In a nutshell, Professor Hart's scoring system gives students credit for getting an answer right and for wisely choosing to omit answers to questions they do not know how to answer. In doing so, teachers will get a better picture of what students know (the questions they answered and got right), where they are mistaken (answered but incorrect), and what students really don't know (omitted). By giving actual point credit for omitting answers, students are encouraged to think critically and metacognitively about their own learning. In other words, students become active monitors of their education rather than passively waiting for the teacher to tell them what they know and don't know.

This was a really attractive notion to me. I downloaded the "source code", a macro-embedded Excel spreadsheet (direct link to zipped spreadsheet) and used it a number of times that year. It was a bit cumbersome to use in that I had to enter each students answers, but the feedback it provided was great! I was really able to target those areas with which my students had the most trouble! They made great progress that year, and by the end I could really see in many of them a maturity in their attitudes toward their education that they hadn't shown before. (These students were 5th and 6th grade remedial students.)

The following year, I was placed in a first grade teaching position and had much less opportunity and less inclination to use the technique as my students didn't have the maturity to benefit from it, and the complexity of the concepts was small enough that there was basically no need to test for discreet knowledge on the various aspects of the concepts. But the point is this: knowing what they know they don't know is highly valuable! I believe we need to pursue it.

Currently, I am struggling to keep my head above water in this new grade level. I had forgotten how much energy one expends working with lower grade at-risk students. (I went from an upper-grade remediation teacher to a second grade teacher this year.) Up to now, I hadn't had much time nor opportunity to ponder assessment in the second grade; for all intents and purposes, I was a noob, so I just rolled with program already set up by returning teachers in years previous, though occasionally I would (of course) question techniques, practices, or specific assessments.

So, I am embarrassed that I had not more actively considered our assessment practices up to now. And I am both humbled but grateful that this 7 year old student asked me the true question regarding testing! If I remain in second grade, or indeed wherever I end up teaching, I believe I (we all?) should attempt to use the technique of "showing what you don't know" along with the traditional "showing what you know"!
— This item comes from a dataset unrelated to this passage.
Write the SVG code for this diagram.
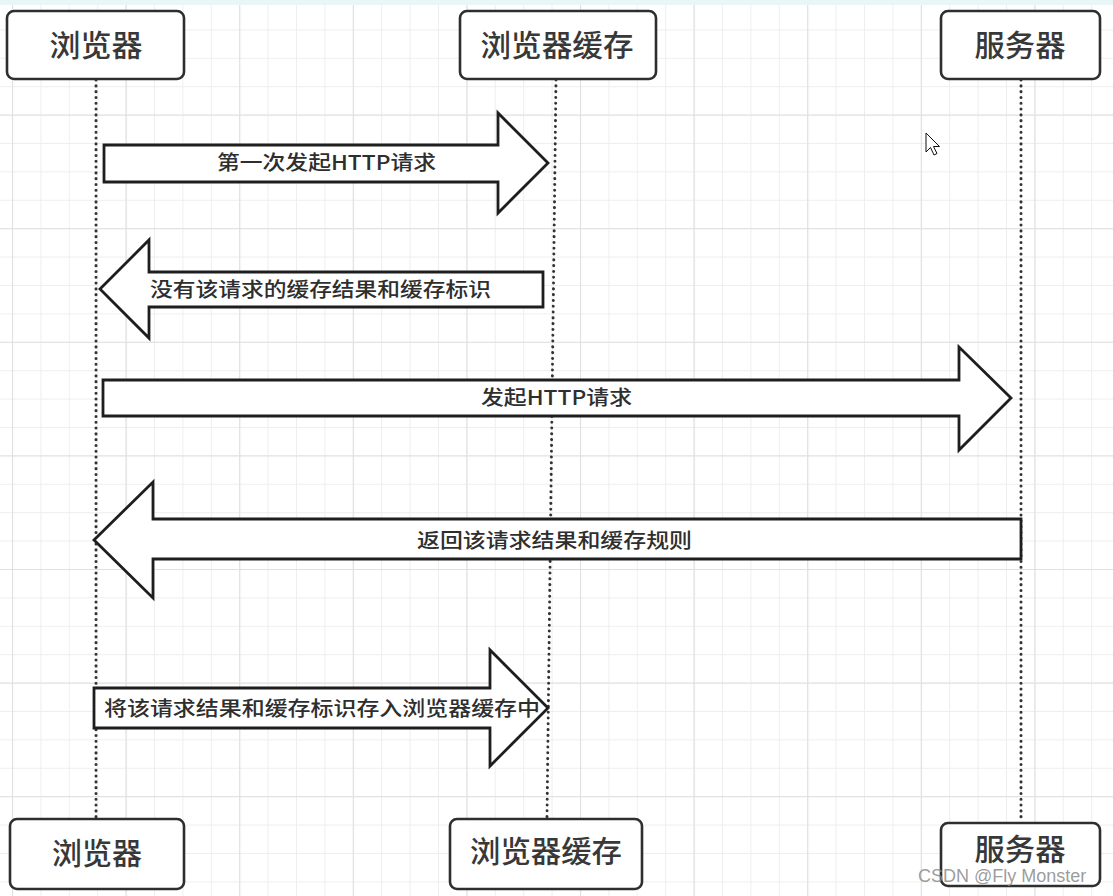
<svg xmlns="http://www.w3.org/2000/svg" width="1113" height="896" viewBox="0 0 1113 896">
  <defs>
    <pattern id="minor" patternUnits="userSpaceOnUse" x="12" y="1" width="28.4" height="28.4">
      <path d="M0.5 0 V28.4 M0 0.5 H28.4" stroke="#eeeeee" stroke-width="1" fill="none"/>
    </pattern>
    <pattern id="major" patternUnits="userSpaceOnUse" x="12" y="1" width="113.6" height="113.6">
      <path d="M0.5 0 V113.6 M0 0.5 H113.6" stroke="#e0e0e0" stroke-width="1.2" fill="none"/>
    </pattern>
    <style>
      .box { fill: #ffffff; stroke: #2e2e2e; stroke-width: 2.6; }
      .blabel { font-family: "Noto Sans CJK SC", "Noto Sans", sans-serif; font-size: 30px; font-weight: 500; fill: #383838; text-anchor: middle; }
      .life { stroke: #333333; stroke-width: 3; stroke-dasharray: 0.1 5.7; stroke-linecap: round; fill: none; }
      .fat { fill: #ffffff; stroke: #1e1e1e; stroke-width: 2.8; stroke-linejoin: miter; }
      .alabel { font-family: "Noto Sans CJK SC", "Noto Sans", sans-serif; font-size: 20px; font-weight: 500; fill: #2e2e2e; }
    </style>
  </defs>
  <rect x="0" y="0" width="1113" height="896" fill="#ffffff"/>
  <rect x="0" y="0" width="1113" height="896" fill="url(#minor)"/>
  <rect x="0" y="0" width="1113" height="896" fill="url(#major)"/>
  <rect x="0" y="0" width="1113" height="5" fill="#e8f6f8"/>

  <g id="connectors">
    <line class="life" x1="96" y1="80" x2="96" y2="818"/>
    <line class="life" x1="556" y1="80" x2="547" y2="818"/>
    <line class="life" x1="1021" y1="80" x2="1021" y2="822"/>

    <g id="arrow1">
      <polygon class="fat" points="104,145 498,145 498,113 548,163 498,213 498,182 104,182"/>
      <text class="alabel" x="217" y="170" textLength="219" lengthAdjust="spacingAndGlyphs">第一次发起HTTP请求</text>
    </g>
    <g id="arrow2">
      <polygon class="fat" points="543,272 149,272 149,240 100,289 149,338 149,307 543,307"/>
      <text class="alabel" x="150" y="297" textLength="341" lengthAdjust="spacingAndGlyphs">没有该请求的缓存结果和缓存标识</text>
    </g>
    <g id="arrow3">
      <polygon class="fat" points="103,380 959,380 959,347 1011,398 959,450 959,416 103,416"/>
      <text class="alabel" x="481" y="405" textLength="151" lengthAdjust="spacingAndGlyphs">发起HTTP请求</text>
    </g>
    <g id="arrow4">
      <polygon class="fat" points="1021,519 153,519 153,482 94,540 153,598 153,559 1021,559"/>
      <text class="alabel" x="417" y="548" textLength="275" lengthAdjust="spacingAndGlyphs">返回该请求结果和缓存规则</text>
    </g>
    <g id="arrow5">
      <polygon class="fat" points="94,688 490,688 490,650 548,708 490,766 490,728 94,728"/>
      <text class="alabel" x="104" y="716" textLength="436" lengthAdjust="spacingAndGlyphs">将该请求结果和缓存标识存入浏览器缓存中</text>
    </g>
  </g>

  <g id="browser-top">
    <rect class="box" x="7" y="11" width="177" height="68" rx="7"/>
    <text class="blabel" x="96" y="56" textLength="93" lengthAdjust="spacingAndGlyphs">浏览器</text>
  </g>
  <g id="cache-top">
    <rect class="box" x="460" y="11" width="196" height="68" rx="7"/>
    <text class="blabel" x="557" y="56" textLength="153" lengthAdjust="spacingAndGlyphs">浏览器缓存</text>
  </g>
  <g id="server-top">
    <rect class="box" x="941" y="11" width="159" height="68" rx="7"/>
    <text class="blabel" x="1020" y="56" textLength="91" lengthAdjust="spacingAndGlyphs">服务器</text>
  </g>

  <g id="browser-bottom">
    <rect class="box" x="10" y="819" width="174" height="70" rx="7"/>
    <text class="blabel" x="97" y="864" textLength="90" lengthAdjust="spacingAndGlyphs">浏览器</text>
  </g>
  <g id="cache-bottom">
    <rect class="box" x="450" y="819" width="192" height="70" rx="7"/>
    <text class="blabel" x="546" y="862" textLength="152" lengthAdjust="spacingAndGlyphs">浏览器缓存</text>
  </g>
  <g id="server-bottom">
    <rect class="box" x="941" y="823" width="159" height="63" rx="7"/>
    <text class="blabel" x="1020" y="860" textLength="91" lengthAdjust="spacingAndGlyphs">服务器</text>
  </g>

  <polygon points="926,133 926,152 930.5,147.5 934,155 937,153.5 933.5,146.5 939.5,146.5" fill="#ffffff" stroke="#111111" stroke-width="1"/>
  <text x="918" y="882" font-family="Liberation Sans, Arial, sans-serif" font-size="18" fill="#8a8a8a" fill-opacity="0.85">CSDN @Fly Monster</text>
</svg>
I welcome any thoughts or comments.

(Last modified:02/26/2013)

Comments

Joanne - 03/03/2013
I agree with you. If they don't know it, we need to know. I do wonder if some of them, due to maturity levels, would just look at a question and think, "I don't know it" and move on instead of concentrating on the question and trying to figure it out. I notice with my groups that they often do know how to do something, but they read the question too quickly or answer the question they think it is asking rather than what it is really asking. Having permission to skip it if they don't know it could be used as an excuse to complete very few questions. There is also the question of the validity of multiple choice tests. They are the easiest to score, but not the best indicator of what a child really can do. All things to ponder...

Mr. Flores - 03/04/2013
Of course, letting them just have an excuse needs to be discouraged. Part of that would be related to maturity. Part of it would be related to how we present the assessment, as an opportunity rather than an inquisition. One of the characteristics of the technique is to give twice as many points for correct answers than for skipped questions, which can serve to mitigate lazy skipping for most students. I think that this technique is valuable, but like all tools, it is not appropriate for every situation.